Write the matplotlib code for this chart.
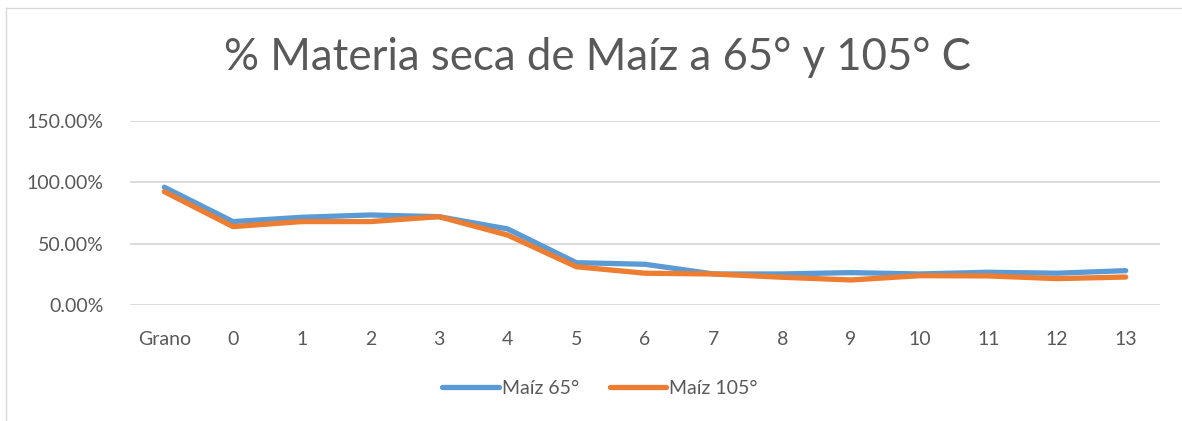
import matplotlib
matplotlib.use("Agg")
import matplotlib.pyplot as plt
from matplotlib.lines import Line2D
from matplotlib.ticker import PercentFormatter

plt.rcParams["font.family"] = ["Lato", "DejaVu Sans"]

# data
categories = ["Grano", "0", "1", "2", "3", "4", "5", "6", "7", "8", "9", "10", "11", "12", "13"]
maiz_65 = [0.96, 0.68, 0.715, 0.734, 0.72, 0.62, 0.345, 0.332, 0.253, 0.253, 0.264, 0.253, 0.267, 0.259, 0.28]
maiz_105 = [0.924, 0.639, 0.68, 0.68, 0.72, 0.57, 0.312, 0.259, 0.253, 0.226, 0.204, 0.239, 0.237, 0.215, 0.228]
y_ticks = [0.0, 0.5, 1.0, 1.5]

gray = "#595959"
W, H = 1182, 421
fig = plt.figure(figsize=(W / 100, H / 100), dpi=100)
ax = fig.add_axes([130 / W, (H - 305) / H, 1030 / W, 184 / H])

x = range(len(categories))
ax.plot(x, maiz_65, color="#5B9BD5", lw=3.8, solid_capstyle="round", label="Maíz 65°")
ax.plot(x, maiz_105, color="#ED7D31", lw=3.8, solid_capstyle="round", label="Maíz 105°")

ax.set_xlim(-0.5, len(categories) - 0.5)
ax.set_ylim(0, 1.5)
ax.set_xticks(list(x))
ax.set_xticklabels(categories)
ax.set_yticks(y_ticks)
ax.yaxis.set_major_formatter(PercentFormatter(1.0, decimals=2))
ax.grid(axis="y", color="#D9D9D9", lw=1.3)
ax.set_axisbelow(True)
for s in ax.spines.values():
    s.set_visible(False)
ax.tick_params(length=0, labelsize=14, colors=gray)
ax.tick_params(axis="x", pad=19)
ax.tick_params(axis="y", pad=19)

fig.text(598 / W, (H - 57) / H, "% Materia seca de Maíz a 65° y 105° C",
         ha="center", va="center", fontsize=31.5, color=gray)

leg = fig.legend(loc="center", bbox_to_anchor=(600 / W, (H - 388) / H), ncol=2,
                 frameon=False, fontsize=14, handlelength=2.9, handletextpad=0.15,
                 columnspacing=1.6, labelcolor=gray)

# chart area border (top and left edges only are visible)
fig.add_artist(Line2D([6 / W, 1], [(H - 8) / H, (H - 8) / H], color="#D9D9D9", lw=1))
fig.add_artist(Line2D([6 / W, 6 / W], [0, (H - 8) / H], color="#D9D9D9", lw=1))

fig.savefig("out.png", dpi=100)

---------------

◆ PROBLEM DESCRIPTION
Work out the number of lines above that include the string "chart" and write only that number.

◆ ANSWER FOR THIS EXERCISE
2